Fabrizio analyzed exit polls from 10 battleground states Trump had won in 2016. Florida, Iowa, North Carolina, Ohio, and Texas stayed with Trump in 2020; Arizona, Georgia, Michigan, Pennsylvania, and Wisconsin flipped to Biden. Collectively, in the 10 states, Fabrizio computed a “massive swing” against Trump among independents (by 17 to 19 percentage points) and a similar shift among college-educated white voters (by 14 to 18 points). Likewise, in his national sample, McLaughlin found that Biden won moderates, 62 percent to 36 percent.
Trump repelled these voters, even those who were happy with the economy. In McLaughlin’s national sample, Biden was viewed more favorably than Trump. Among voters who disliked both candidates, the pollster noted, “dislike of Trump was more dominant.” Three-quarters of Biden voters cited character or personality traits as reasons for their voting decisions, and the reasons they gave were “mostly anti-Trump,” McLaughlin wrote.
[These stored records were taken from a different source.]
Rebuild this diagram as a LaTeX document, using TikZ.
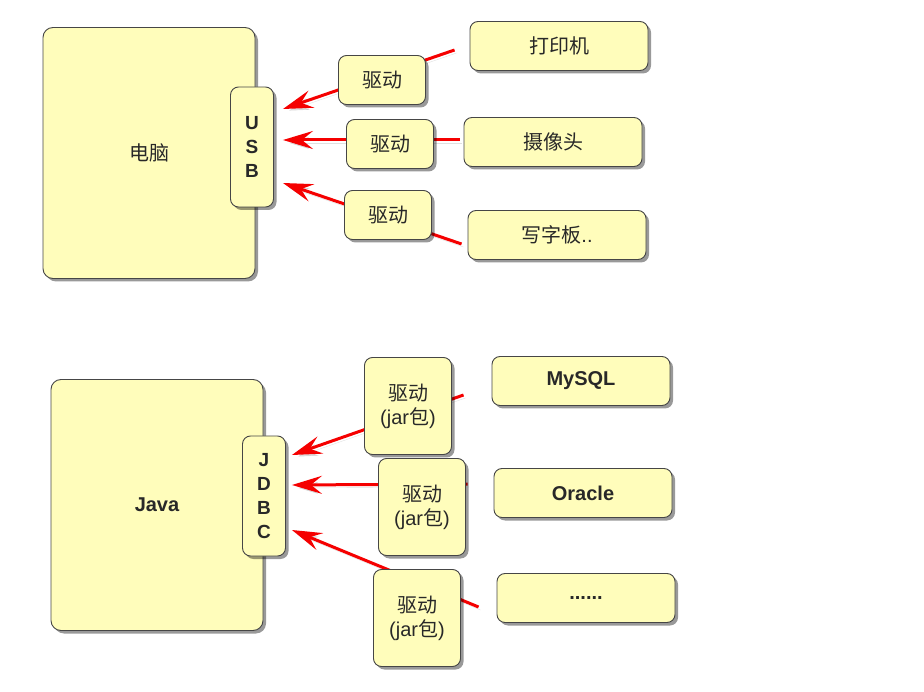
\documentclass[tikz,border=0pt]{standalone}
\usepackage{fontspec}
\setmainfont{Liberation Sans}
\newfontfamily\cjk{Noto Sans CJK SC}
\usetikzlibrary{arrows.meta,shapes,positioning,shadows,calc}
\definecolor{notefill}{RGB}{255,253,187}
\definecolor{noteline}{RGB}{70,70,70}
\definecolor{notetext}{RGB}{40,40,40}
\definecolor{wirered}{RGB}{245,0,0}
\tikzset{
  basic/.style  = {draw=noteline, fill=notefill, text=notetext, line width=0.9pt,
                   rounded corners=8pt, align=center, inner sep=0pt,
                   drop shadow={shadow xshift=3pt, shadow yshift=-3pt,
                                fill=black, opacity=0.4},
                   font=\fontsize{20}{24}\selectfont},
  host/.style   = {basic, rounded corners=10pt, minimum width=212pt,
                   minimum height=251pt},
  port/.style   = {basic, minimum width=43pt, minimum height=120pt,
                   font=\fontsize{19}{24}\selectfont\bfseries},
  driver/.style = {basic, minimum width=87pt, minimum height=49pt},
  jar/.style    = {driver, minimum height=97pt},
  device/.style = {basic, minimum width=178pt, minimum height=49pt},
  db/.style     = {device, font=\fontsize{20}{24}\selectfont\bfseries},
  wire/.style   = {draw=wirered, line width=3pt,
                   -{Stealth[length=30pt,width=18pt,inset=11pt]},
                   preaction={draw=black, opacity=0.12,
                              transform canvas={shift={(2pt,-3pt)}}}}
}

\begin{document}
\begin{tikzpicture}[x=1pt,y=-1pt]
\useasboundingbox (0,0) rectangle (924,692);

% the computer and its usb port
\node[host] (pc) at (149,153) {\cjk 电脑};
\node[port] (usb) at (252,147) {U\\S\\B};

% devices
\node[device] (prn) at (559,46)  {\cjk 打印机};
\node[device] (cam) at (553,142) {\cjk 摄像头};
\node[device] (pad) at (557,235) {{\cjk 写字板}..};

% java and jdbc
\node[host] (java) at (157,505) {\bfseries Java};
\node[port] (jdbc) at (264,496) {J\\D\\B\\C};

% databases
\node[db] (mysql)  at (581,381) {MySQL};
\node[db] (oracle) at (583,493) {Oracle};
\node[db] (etc)    at (586,598) {......};

% red lines, drawn before the drivers so they pass behind them
\foreach \dev/\dx/\dy/\ey in {prn/-15/4/-38, cam/-4/-2/-7, pad/-6/9/36}
  \draw[wire] ($(\dev.west)+(\dx,\dy)$) -- ($(usb.east)+(9,\ey)$);

\foreach \dev/\dx/\dy/\ey in {mysql/-28/14/-41, oracle/-26/-9/-11, etc/-18/9/34}
  \draw[wire] ($(\dev.west)+(\dx,\dy)$) -- ($(jdbc.east)+(6,\ey)$);

% drivers
\node[driver] (d1) at (382,80)  {\cjk 驱动};
\node[driver] (d2) at (390,144) {\cjk 驱动};
\node[driver] (d3) at (388,215) {\cjk 驱动};

\node[jar] (j1) at (408,406) {{\cjk 驱动}\\(jar{\cjk 包})};
\node[jar] (j2) at (422,507) {{\cjk 驱动}\\(jar{\cjk 包})};
\node[jar] (j3) at (417,618) {{\cjk 驱动}\\(jar{\cjk 包})};

\end{tikzpicture}
\end{document}
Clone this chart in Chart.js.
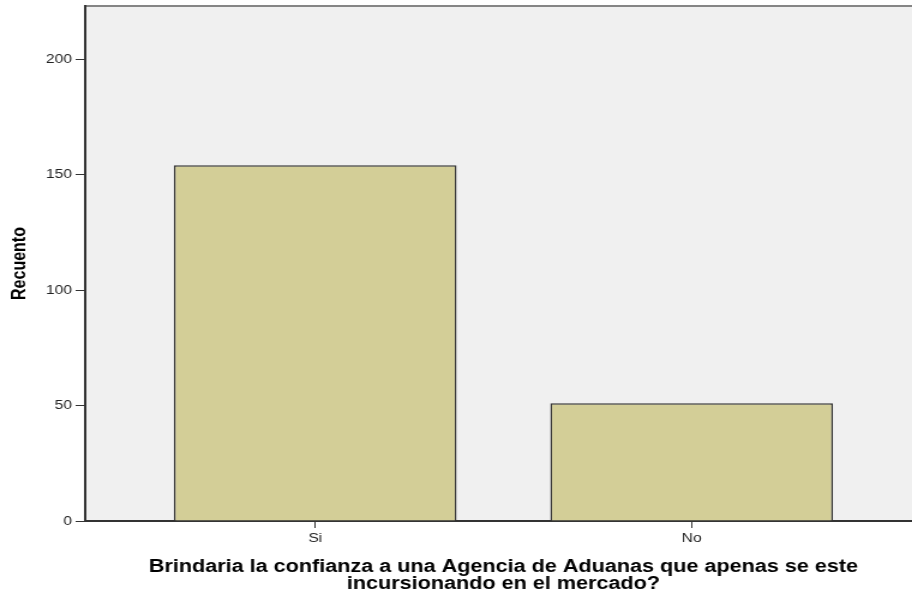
<!DOCTYPE html>
<html><head><meta charset="utf-8">
<script src="https://cdn.jsdelivr.net/npm/chart.js@4"></script>
<style>html,body{margin:0;padding:0;background:#fff;overflow:hidden;width:912px;height:596px}#c{transform:scaleX(1.2);transform-origin:0 0;display:block}</style>
</head><body><canvas id="c" width="768" height="596"></canvas>
<script>
const categories = ['Si', 'No'];
const counts = [154, 51];
const yTicks = [0, 50, 100, 150, 200];
const xTitle = ['Brindaria la confianza a una Agencia de Aduanas que apenas se este', 'incursionando en el mercado?'];
const yTitle = 'Recuento';

const plotBg = {
  id: 'plotBg',
  beforeDraw(chart) {
    const {ctx, chartArea: a} = chart;
    ctx.save();
    ctx.fillStyle = '#f0f0f0';
    ctx.fillRect(a.left, a.top, a.right - a.left, a.bottom - a.top);
    ctx.strokeStyle = '#858585';
    ctx.lineWidth = 2;
    ctx.beginPath(); ctx.moveTo(a.left, a.top); ctx.lineTo(a.right, a.top); ctx.stroke();
    ctx.restore();
  }
};

new Chart(document.getElementById('c'), {
  type: 'bar',
  data: {
    datasets: [{
      data: categories.map((c, i) => ({x: i + 1, y: counts[i]})),
      backgroundColor: '#d3ce97',
      borderColor: '#333333',
      borderWidth: 1.5,
      barPercentage: 0.751,
      categoryPercentage: 1
    }]
  },
  options: {
    responsive: false,
    animation: false,
    devicePixelRatio: 1,
    layout: {padding: {top: 6, left: 0, right: 0, bottom: 0}},
    plugins: {legend: {display: false}, tooltip: {enabled: false}},
    scales: {
      x: {
        type: 'linear', min: 0.389, max: 2.611, offset: false,
        afterBuildTicks(s) { s.ticks = categories.map((c, i) => ({value: i + 1})); },
        afterFit(s) { s.height = 75; s.paddingLeft = 0; s.paddingRight = 0; },
        grid: {offset: false, drawOnChartArea: false, drawTicks: true, tickLength: 7, color: '#333'},
        border: {color: '#333', width: 2},
        ticks: {callback: v => categories[v - 1], color: '#222', font: {family: 'Liberation Sans', size: 13}, padding: 3, maxRotation: 0, autoSkip: false},
        title: {display: true, text: xTitle, color: '#000', font: {family: 'Liberation Sans', size: 18, weight: 'bold', lineHeight: '17px'}, padding: {top: 0, bottom: 3}}
      },
      y: {
        min: 0, max: 223,
        afterBuildTicks(s) { s.ticks = yTicks.map(v => ({value: v})); },
        afterFit(s) { s.width = 71; s.paddingTop = 0; s.paddingBottom = 0; },
        grid: {drawOnChartArea: false, drawTicks: true, tickLength: 8, color: '#333'},
        border: {color: '#333', width: 2},
        ticks: {color: '#222', font: {family: 'Liberation Sans', size: 13}, padding: 3},
        title: {display: true, text: yTitle, color: '#000', font: {family: 'Liberation Sans', size: 16, weight: 'bold', lineHeight: 1.2}, padding: {top: 7, bottom: 0}}
      }
    }
  },
  plugins: [plotBg]
});
</script></body></html>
Seven percent of respondents said they had voted mostly “against Biden,” but 19 percent said they had voted mostly “against Trump.”
Fabrizio found similar results. In the battleground states, voters said by a four-point margin that Biden wasn’t “honest and trustworthy.” Trump’s deficit on the same question was much bigger: 14 to 18 points. The exit polls also indicated that Trump inspired millions of new voters to turn out, either in person or by mail, to get rid of him. Fabrizio noted that collectively, in the five states that flipped to Biden, Trump outpolled Biden among people who had voted in 2016. What killed Trump were the new voters. Biden won them by 14 points in the five decisive states.
Trump also misjudged the politics of COVID-19. Throughout the campaign, he focused on rapidly reopening the economy, often at the risk of rekindling the pandemic. That turned out to be disastrous for the country, but also for his candidacy. Fabrizio found that in the 10 battleground states, “majorities of voters … prioritized stopping the spread of [the virus] over re-opening the economy.” The virus “was the top issue” in these states, the pollster observed, “and Biden carried those voters nearly 3 to 1.” In the exit polls and in McLaughlin’s survey, voters said by significant margins that Biden would handle the virus better than Trump.
Fabrizio flagged two particularly foolish mistakes in Trump’s response to the virus. One was ridiculing masks. In the 10 battleground states, voters who favored mask mandates (Biden’s position) outnumbered those who opposed mask mandates (Trump’s position) by a ratio of three to one. The enormous pro-mask constituency went to Biden by about 30 points, on average, in the five states that flipped to him. Trump’s other dumb move was his persistent slander against Anthony Fauci, the director of the National Institute of Allergy and Infectious Diseases. In the five states that flipped to Biden, 72 percent of voters approved of Fauci’s job performance, and 63 percent of those voters went to Biden.
Any incumbent would have struggled with a pandemic in an election year. But Trump had everything else going for him. Despite setbacks, the economy he inherited was still strong. Congress and the Federal Reserve pumped in trillions of dollars to prop up households and businesses. Republicans turned out to vote in better numbers than in 2016. And yet, Trump managed to lose. He lost because he botched his job, picked stupid fights, and antagonized most of the country. His own pollsters have confirmed it.